More than disturbing, this story may be an emotional trigger for some. Dallas Morning News reports on the owner of a Frisco medical company who regularly directed nurses to “overdose hospice patients” with drugs such as morphine to “speed up their deaths and maximize profits.”
In an affidavit written by the FBI, Brad Harris, the founder of Novus Heath Care Services Inc., sent text messages like, “You need to make this patient go bye-bye.”
No charges have been filed against Novus or Harris. Harris, 34, did not return messages left with a receptionist and at his Frisco home.
Harris, an accountant, told a nurse to overdose three patients and directed another employee to increase a patient’s medication to four times the maximum allowed, the FBI said.
In the first case, the employee refused to follow the alleged instructions, the agent wrote in the affidavit. The document does not say whether the other three patients were actually harmed.
Harris also told other health care executives over a lunch meeting that he wanted to “find patients who would die within 24 hours,” and made comments like, “if this f— would just die,” an FBI agent wrote in the warrant.
Given the above assertions, it’s turns the stomach to read the company’s website mission statement.
“We have a saying at Novus, be fast and treat people the way we would want to be treated. This encourages us to go the extra mile to make patients feel comfortable and secure about their special needs and requests.”

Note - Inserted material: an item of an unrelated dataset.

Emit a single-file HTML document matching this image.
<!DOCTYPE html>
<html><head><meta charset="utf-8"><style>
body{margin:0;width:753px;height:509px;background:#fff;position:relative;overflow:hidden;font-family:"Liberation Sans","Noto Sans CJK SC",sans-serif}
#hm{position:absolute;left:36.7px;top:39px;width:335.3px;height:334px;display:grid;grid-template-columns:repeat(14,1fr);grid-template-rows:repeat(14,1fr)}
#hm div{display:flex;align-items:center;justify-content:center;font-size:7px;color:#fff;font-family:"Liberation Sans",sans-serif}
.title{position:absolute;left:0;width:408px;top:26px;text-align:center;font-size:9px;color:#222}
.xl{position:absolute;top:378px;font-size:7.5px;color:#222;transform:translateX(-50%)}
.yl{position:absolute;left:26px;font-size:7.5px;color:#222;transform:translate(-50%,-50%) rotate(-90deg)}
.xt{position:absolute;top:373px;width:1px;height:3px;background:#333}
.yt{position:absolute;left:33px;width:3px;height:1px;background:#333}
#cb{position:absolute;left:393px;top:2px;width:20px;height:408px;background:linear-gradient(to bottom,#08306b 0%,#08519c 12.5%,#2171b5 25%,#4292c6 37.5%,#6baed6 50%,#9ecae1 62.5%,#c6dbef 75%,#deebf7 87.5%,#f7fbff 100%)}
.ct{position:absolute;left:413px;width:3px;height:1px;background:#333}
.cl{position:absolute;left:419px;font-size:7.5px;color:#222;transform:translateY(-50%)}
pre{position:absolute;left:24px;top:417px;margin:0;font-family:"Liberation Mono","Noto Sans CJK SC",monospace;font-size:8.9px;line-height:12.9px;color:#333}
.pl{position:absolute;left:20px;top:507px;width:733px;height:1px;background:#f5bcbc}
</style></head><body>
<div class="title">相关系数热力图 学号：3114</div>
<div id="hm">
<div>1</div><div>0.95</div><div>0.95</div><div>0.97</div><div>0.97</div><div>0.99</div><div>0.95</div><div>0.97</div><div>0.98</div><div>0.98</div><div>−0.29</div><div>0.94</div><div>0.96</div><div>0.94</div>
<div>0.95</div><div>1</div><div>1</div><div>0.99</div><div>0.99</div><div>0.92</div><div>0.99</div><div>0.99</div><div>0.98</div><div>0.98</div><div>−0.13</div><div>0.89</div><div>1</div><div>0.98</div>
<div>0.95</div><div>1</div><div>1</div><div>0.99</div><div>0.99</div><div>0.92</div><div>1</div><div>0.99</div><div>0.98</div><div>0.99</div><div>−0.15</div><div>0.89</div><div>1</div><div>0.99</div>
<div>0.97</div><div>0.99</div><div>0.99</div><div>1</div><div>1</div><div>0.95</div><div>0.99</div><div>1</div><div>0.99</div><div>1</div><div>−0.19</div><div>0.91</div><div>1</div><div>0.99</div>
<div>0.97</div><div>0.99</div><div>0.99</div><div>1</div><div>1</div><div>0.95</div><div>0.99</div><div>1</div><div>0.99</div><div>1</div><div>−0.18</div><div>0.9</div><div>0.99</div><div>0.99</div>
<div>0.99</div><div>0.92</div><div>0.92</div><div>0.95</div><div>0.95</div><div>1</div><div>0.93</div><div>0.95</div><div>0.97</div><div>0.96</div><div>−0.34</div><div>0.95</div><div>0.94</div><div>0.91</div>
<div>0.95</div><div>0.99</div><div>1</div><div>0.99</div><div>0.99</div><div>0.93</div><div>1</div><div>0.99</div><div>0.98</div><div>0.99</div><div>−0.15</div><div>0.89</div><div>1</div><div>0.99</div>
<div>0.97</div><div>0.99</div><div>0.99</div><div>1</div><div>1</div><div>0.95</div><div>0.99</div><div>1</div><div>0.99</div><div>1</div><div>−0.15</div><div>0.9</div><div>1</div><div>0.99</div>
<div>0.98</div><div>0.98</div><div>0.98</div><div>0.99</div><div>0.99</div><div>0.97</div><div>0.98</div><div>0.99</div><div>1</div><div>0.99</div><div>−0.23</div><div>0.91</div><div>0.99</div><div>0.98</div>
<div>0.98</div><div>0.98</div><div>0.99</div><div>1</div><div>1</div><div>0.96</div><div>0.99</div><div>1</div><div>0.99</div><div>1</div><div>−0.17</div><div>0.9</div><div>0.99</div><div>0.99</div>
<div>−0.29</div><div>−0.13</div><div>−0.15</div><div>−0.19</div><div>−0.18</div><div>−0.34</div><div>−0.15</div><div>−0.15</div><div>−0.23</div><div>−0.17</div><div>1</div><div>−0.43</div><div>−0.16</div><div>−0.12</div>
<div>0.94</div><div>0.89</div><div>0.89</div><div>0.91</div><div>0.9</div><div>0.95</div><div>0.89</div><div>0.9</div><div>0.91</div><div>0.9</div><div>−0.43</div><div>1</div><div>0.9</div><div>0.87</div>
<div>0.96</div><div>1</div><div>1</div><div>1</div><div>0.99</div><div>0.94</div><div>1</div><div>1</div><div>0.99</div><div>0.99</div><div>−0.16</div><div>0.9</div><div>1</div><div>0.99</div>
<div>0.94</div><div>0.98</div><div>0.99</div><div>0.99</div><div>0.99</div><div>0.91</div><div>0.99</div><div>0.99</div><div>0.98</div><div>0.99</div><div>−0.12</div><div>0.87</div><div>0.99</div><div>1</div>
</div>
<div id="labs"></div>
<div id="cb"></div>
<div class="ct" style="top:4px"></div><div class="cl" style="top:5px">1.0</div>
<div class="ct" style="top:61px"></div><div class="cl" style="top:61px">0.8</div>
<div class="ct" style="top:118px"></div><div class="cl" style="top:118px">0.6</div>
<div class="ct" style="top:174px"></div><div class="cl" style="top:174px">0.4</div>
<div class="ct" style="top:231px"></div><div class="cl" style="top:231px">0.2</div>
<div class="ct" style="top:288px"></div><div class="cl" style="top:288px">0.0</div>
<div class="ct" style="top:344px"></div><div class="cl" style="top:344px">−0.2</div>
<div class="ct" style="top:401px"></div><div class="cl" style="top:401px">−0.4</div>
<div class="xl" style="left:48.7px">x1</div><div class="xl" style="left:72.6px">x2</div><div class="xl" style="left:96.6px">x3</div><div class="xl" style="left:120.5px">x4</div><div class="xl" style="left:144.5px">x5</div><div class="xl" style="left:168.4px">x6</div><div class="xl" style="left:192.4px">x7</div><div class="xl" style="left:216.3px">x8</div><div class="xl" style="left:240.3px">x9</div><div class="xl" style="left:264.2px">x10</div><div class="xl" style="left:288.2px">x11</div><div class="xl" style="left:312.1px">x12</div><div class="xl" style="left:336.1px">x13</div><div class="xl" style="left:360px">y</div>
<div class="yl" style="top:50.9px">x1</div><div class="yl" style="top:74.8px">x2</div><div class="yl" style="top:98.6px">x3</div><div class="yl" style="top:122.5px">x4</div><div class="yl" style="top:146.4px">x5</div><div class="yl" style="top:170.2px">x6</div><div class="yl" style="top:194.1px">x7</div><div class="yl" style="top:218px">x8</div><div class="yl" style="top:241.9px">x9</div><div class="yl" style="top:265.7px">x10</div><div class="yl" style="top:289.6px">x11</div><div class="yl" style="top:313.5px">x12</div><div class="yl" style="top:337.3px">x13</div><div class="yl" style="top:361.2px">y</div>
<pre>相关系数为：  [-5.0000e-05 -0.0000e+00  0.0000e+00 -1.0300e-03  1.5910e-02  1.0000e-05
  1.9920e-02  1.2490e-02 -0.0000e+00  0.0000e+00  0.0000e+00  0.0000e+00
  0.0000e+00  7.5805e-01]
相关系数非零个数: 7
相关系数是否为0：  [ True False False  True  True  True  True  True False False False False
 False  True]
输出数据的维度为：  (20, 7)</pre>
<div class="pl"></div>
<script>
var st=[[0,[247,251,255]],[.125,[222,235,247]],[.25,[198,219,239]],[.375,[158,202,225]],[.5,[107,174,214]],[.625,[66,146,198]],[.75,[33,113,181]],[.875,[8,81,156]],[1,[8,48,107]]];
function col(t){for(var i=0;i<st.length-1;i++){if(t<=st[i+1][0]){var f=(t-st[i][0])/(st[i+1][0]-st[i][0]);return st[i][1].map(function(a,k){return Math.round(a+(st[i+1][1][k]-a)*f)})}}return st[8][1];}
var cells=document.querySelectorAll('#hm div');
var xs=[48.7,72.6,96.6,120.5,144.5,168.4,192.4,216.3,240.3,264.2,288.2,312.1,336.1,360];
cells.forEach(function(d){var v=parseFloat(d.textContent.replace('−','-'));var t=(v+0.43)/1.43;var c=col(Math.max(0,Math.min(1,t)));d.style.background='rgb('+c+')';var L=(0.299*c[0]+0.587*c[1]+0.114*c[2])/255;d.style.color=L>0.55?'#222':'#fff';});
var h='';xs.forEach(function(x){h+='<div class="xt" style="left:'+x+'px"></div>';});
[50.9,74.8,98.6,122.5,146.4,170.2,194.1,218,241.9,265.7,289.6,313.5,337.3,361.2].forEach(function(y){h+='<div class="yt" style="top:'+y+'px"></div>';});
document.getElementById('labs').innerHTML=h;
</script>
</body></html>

Scott Gordon with NBCDFW.com emphasizes that health care providers do not necessarily make more money for longer hospice stays. They are subject to an “aggregator cap,” which limits Medicare and Medicaid payments based on the yearly average hospice stay. In an affidavit, the FBI says the provider can be forced to pay back part of their payments to the government if patients live longer.

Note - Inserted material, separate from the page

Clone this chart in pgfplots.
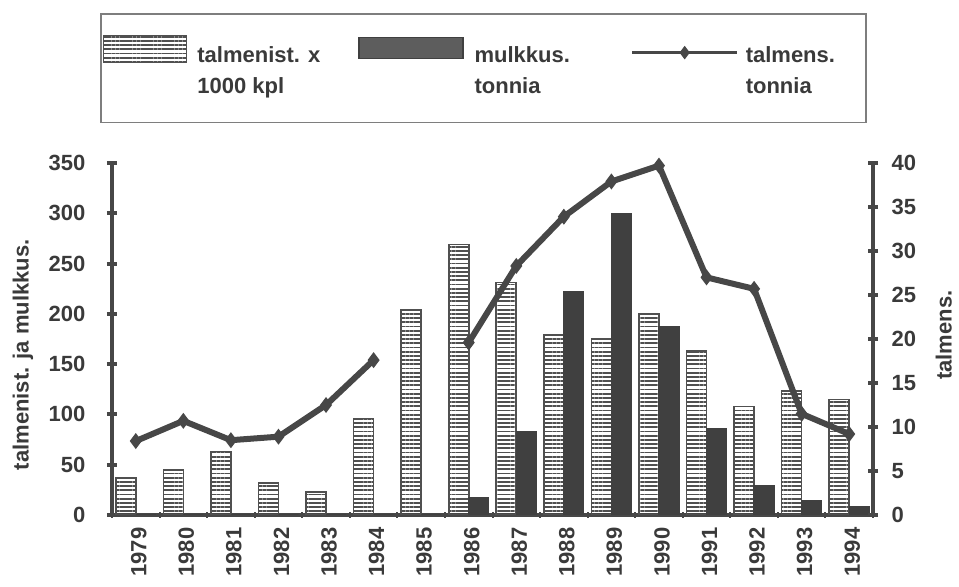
\documentclass[border=0pt]{standalone}
\usepackage{fontspec}
\setmainfont{Liberation Sans}
\usepackage{pgfplots}
\pgfplotsset{compat=1.18}
\usetikzlibrary{patterns.meta}
\definecolor{axc}{HTML}{474747}
\definecolor{txt}{HTML}{3A3A3A}
\definecolor{dark}{HTML}{404040}
\definecolor{stripe}{HTML}{505050}
\newcommand{\ff}{\fontsize{11pt}{13pt}\selectfont\bfseries}
\pgfplotsset{
  stripelegend/.style={legend image code/.code={\draw[draw=stripe, line width=0.8pt, pattern={Lines[angle=0,distance=2.1pt,line width=0.9pt]}, pattern color=stripe] (0pt,0pt) rectangle (41.5pt,13.5pt);}},
  darklegend/.style={legend image code/.code={\draw[draw=dark, fill=dark!85, line width=0.6pt] (0pt,2pt) rectangle (52pt,12.5pt);}},
  linelegend/.style={legend image code/.code={\draw[##1, sharp plot, mark repeat=2, mark phase=2] plot coordinates {(0pt,5pt) (26.25pt,5pt) (52.5pt,5pt)};}},
}

\begin{document}
\ff
\begin{tikzpicture}
\begin{axis}[
  at={(0,0)}, anchor=south west,
  scale only axis, width=380.5pt, height=176pt,
  xmin=-0.5, xmax=15.5, ymin=0, ymax=350,
  axis x line*=bottom, axis y line*=left,
  axis line style={-, line width=2pt, draw=axc},
  ybar=0pt, bar width=10pt,
  xtick={0,...,15},
  xticklabels={1979,1980,1981,1982,1983,1984,1985,1986,1987,1988,1989,1990,1991,1992,1993,1994},
  x tick label style={rotate=90, anchor=east, text=txt, font=\ff, yshift=-1.5pt},
  major x tick style={draw=none},
  minor xtick={-0.5,0.5,...,15.5},
  minor x tick style={draw=axc, line width=1pt},
  minor tick length=3pt,
  ytick={0,50,...,350},
  y tick style={draw=axc, line width=2pt},
  major tick length=5pt,
  tick align=center,
  y tick label style={text=txt, font=\ff, xshift=-7pt},
  /pgf/number format/assume math mode=true,
  ylabel={talmenist. ja mulkkus.},
  every axis y label/.style={at={(axis description cs:-0.117,0.455)}, rotate=90, anchor=center, text=txt, font=\ff},
  legend columns=3,
  legend style={
    at={(axis description cs:-0.0158,1.426)}, anchor=north west,
    draw=axc!70, line width=0.8pt, fill=white,
    inner xsep=1pt, inner ysep=10.5pt,
    column sep=0pt,
    cells={anchor=base west},
    nodes={inner sep=0pt, text depth=, text=txt},
    font=\ff,
  },
]
\addplot[draw=stripe, line width=0.8pt, pattern={Lines[angle=0,distance=2.1pt,line width=0.9pt]}, pattern color=stripe, stripelegend]
coordinates {(0,37) (1,45) (2,63) (3,32) (4,23) (5,96) (6,204) (7,269) (8,231) (9,179) (10,175) (11,200) (12,163) (13,108) (14,123) (15,115)};
\addlegendentry{\makebox[85.5pt][l]{\hspace*{5pt}\begin{tabular}[t]{@{}l@{}}talmenist. x\\[2.5pt]1000 kpl\end{tabular}}}
\addplot[draw=dark, line width=0.6pt, fill=dark, darklegend]
coordinates {(0,0) (1,0) (2,0) (3,0) (4,0) (5,0) (6,0) (7,17) (8,83) (9,222) (10,300) (11,187) (12,86) (13,29) (14,14) (15,8)};
\addlegendentry{\makebox[83.5pt][l]{\hspace*{5.5pt}\begin{tabular}[t]{@{}l@{}}mulkkus.\\[2.5pt]tonnia\end{tabular}}}
\addlegendimage{color=axc, line width=1.6pt, mark=diamond*, mark size=3pt, mark options={line width=0.5pt, fill=axc}, linelegend}
\addlegendentry{\makebox[62.5pt][l]{\hspace*{3.5pt}\begin{tabular}[t]{@{}l@{}}talmens.\\[2.5pt]tonnia\end{tabular}}}
\end{axis}
\begin{axis}[
  at={(0,0)}, anchor=south west,
  scale only axis, width=380.5pt, height=176pt,
  xmin=-0.5, xmax=15.5, ymin=0, ymax=40,
  axis y line*=right, axis x line=none,
  axis line style={-, line width=2pt, draw=axc},
  ytick={0,5,...,40},
  y tick style={draw=axc, line width=2pt},
  major tick length=5pt,
  tick align=center,
  y tick label style={text=txt, font=\ff, xshift=3pt},
  /pgf/number format/assume math mode=true,
  ylabel={talmens.},
  every axis y label/.style={at={(axis description cs:1.093,0.511)}, rotate=90, anchor=center, text=txt, font=\ff},
  unbounded coords=jump,
]
\addplot[color=axc, line width=3pt, mark=diamond*, mark size=3.6pt, mark options={fill=axc, line width=0.5pt}]
coordinates {(0,8.4) (1,10.7) (2,8.5) (3,8.9) (4,12.5) (5,17.6) (6,nan) (7,19.6) (8,28.3) (9,33.9) (10,37.9) (11,39.7) (12,27.0) (13,25.7) (14,11.5) (15,9.2)};
\end{axis}
\pgfresetboundingbox
\path (-56pt,-36pt) rectangle (423.5pt,257.5pt);
\end{tikzpicture}
\end{document}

“Hence, hospice providers have an incentive to enroll patients whose hospice stays will be short relative to the cap.”
The FBI began its investigation into Novus back in October 2014 and initially focused on previous medical fraud allegations that Novus was recruiting patients “who did not qualify for services” and charged the government for services that were not medically necessary. Harris has no medical training or licenses, and would direct his employed nurses to overdose hospice patients with palliative medications such as morphine to hasten death, and thereby minimize Novus’s [paybacks] under the cap. While interviewing some of Novus employees, FBI reported that Harris would decide which home care patients would be moved to hospice. He would have employees (who were not licensed doctors) to sign the certifications with the names of doctors also employed by Novus. If a patient was on hospice care for too long, thus ultimately costing Novus, Harris would direct the patient back to home health, “irrespective of whether the patient needed continued hospice care.”

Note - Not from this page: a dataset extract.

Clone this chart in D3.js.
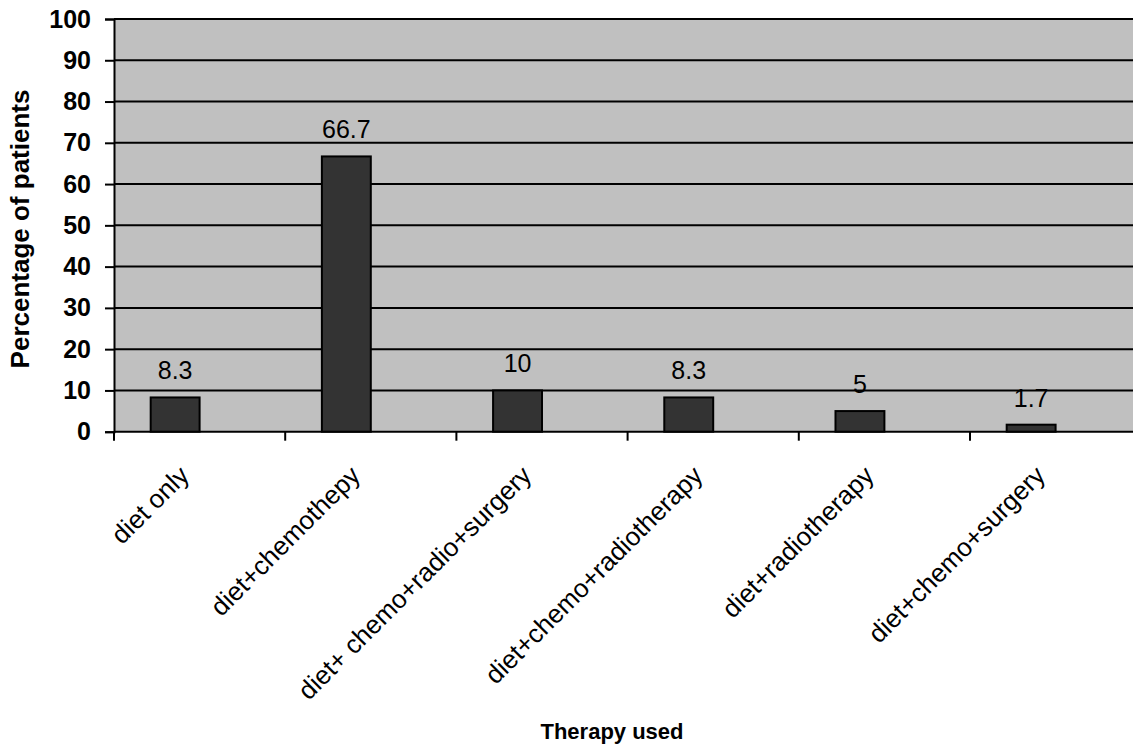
<!DOCTYPE html>
<html>
<head>
<meta charset="utf-8">
<script src="https://cdn.jsdelivr.net/npm/d3@7"></script>
<style>
  body { margin: 0; background: #fff; }
  text { font-family: "Liberation Sans", Arial, sans-serif; }
</style>
</head>
<body>
<div id="chart"></div>
<script>
// data
const categories = ["diet only", "diet+chemothepy", "diet+ chemo+radio+surgery",
                    "diet+chemo+radiotherapy", "diet+radiotherapy", "diet+chemo+surgery"];
const percentages = [8.3, 66.7, 10, 8.3, 5, 1.7];
const valueLabels = ["8.3", "66.7", "10", "8.3", "5", "1.7"];
const yTicks = [0, 10, 20, 30, 40, 50, 60, 70, 80, 90, 100];
// excel chart had a second empty series, so bars sit left in each band
const seriesSlots = ["shown", "empty"];

const W = 1133, H = 748;
const plot = {left: 114, top: 19, bottom: 431.7, step: 171.2};

const svg = d3.select("#chart").append("svg")
    .attr("width", W)
    .attr("height", H);

const x = d3.scaleBand()
    .domain(categories)
    .range([plot.left, plot.left + plot.step * categories.length])
    .padding(0);

const xSlot = d3.scaleBand()
    .domain(seriesSlots)
    .range([0, x.bandwidth()])
    .paddingInner(0)
    .paddingOuter(0.75);

const y = d3.scaleLinear()
    .domain([0, 100])
    .range([plot.bottom, plot.top]);

// plot background
svg.append("rect")
    .attr("x", plot.left)
    .attr("y", y(100))
    .attr("width", x.range()[1] - plot.left)
    .attr("height", y(0) - y(100))
    .attr("fill", "#c0c0c0");

// gridlines
svg.append("g")
  .selectAll("line")
  .data(yTicks)
  .enter().append("line")
    .attr("x1", plot.left)
    .attr("x2", x.range()[1])
    .attr("y1", d => y(d))
    .attr("y2", d => y(d))
    .attr("stroke", "#000")
    .attr("stroke-width", 2);

// y axis
const yAxis = svg.append("g")
    .attr("transform", "translate(" + plot.left + ",0)")
    .call(d3.axisLeft(y).tickValues(yTicks).tickSize(9).tickPadding(14));
yAxis.select(".domain").attr("stroke", "#000").attr("stroke-width", 2);
yAxis.selectAll(".tick line").attr("stroke-width", 2);
yAxis.selectAll(".tick text")
    .style("font-family", "'Liberation Sans', Arial, sans-serif")
    .style("font-size", "25px")
    .style("font-weight", "bold")
    .attr("fill", "#000");

// x axis ticks at band edges
const edges = categories.map(c => x(c)).concat([x.range()[1]]);
svg.append("g")
  .selectAll("line")
  .data(edges)
  .enter().append("line")
    .attr("x1", d => d)
    .attr("x2", d => d)
    .attr("y1", plot.bottom)
    .attr("y2", plot.bottom + 9)
    .attr("stroke", "#000")
    .attr("stroke-width", 2);

// bars
svg.append("g")
  .selectAll("rect")
  .data(percentages)
  .enter().append("rect")
    .attr("x", (d, i) => x(categories[i]) + xSlot("shown"))
    .attr("y", d => y(d))
    .attr("width", xSlot.bandwidth())
    .attr("height", d => y(0) - y(d))
    .attr("fill", "#333333")
    .attr("stroke", "#000")
    .attr("stroke-width", 2);

// value labels
svg.append("g")
  .selectAll("text")
  .data(percentages)
  .enter().append("text")
    .attr("x", (d, i) => x(categories[i]) + xSlot("shown") + xSlot.bandwidth() / 2)
    .attr("y", d => y(d) - 18)
    .attr("text-anchor", "middle")
    .style("font-size", "25px")
    .attr("fill", "#000")
    .text((d, i) => valueLabels[i]);

// category labels, rotated
svg.append("g")
  .selectAll("text")
  .data(categories)
  .enter().append("text")
    .attr("transform", d => "translate(" + (x(d) + x.bandwidth() / 2 - 9) + ",477) rotate(-45)")
    .attr("text-anchor", "end")
    .style("font-size", "26px")
    .attr("fill", "#000")
    .text(d => d);

// axis titles
svg.append("text")
    .attr("x", 612)
    .attr("y", 739)
    .attr("text-anchor", "middle")
    .style("font-size", "22px")
    .style("font-weight", "bold")
    .text("Therapy used");

svg.append("text")
    .attr("transform", "translate(29,229) rotate(-90)")
    .attr("text-anchor", "middle")
    .style("font-size", "26px")
    .style("font-weight", "bold")
    .text("Percentage of patients");
</script>
</body>
</html>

In a lunch meeting, the FBI said, Harris asked two health care executives to “find patients who would die within 24 hours” because that would “save my ass toward the cap.”
Speaking of one of his patients, Harris said “words to the effect of, ‘If this f— would just die.’”
This story almost seems surreal. It’s like something we’d see in a horror movie. Gordon adds the FBI is working with investigators from the Department of Health and Human Services (HHS), which provides health benefits for people 65 and older. Medicaid is mostly funded by federal tax dollars to provide healthcare for the poor.
Once again, the poor become the victims of extreme medical, corporate, and political corruption. It’s so important for a story like this to surface, be republished, and be shared throughout social media. Awareness is the first step to change.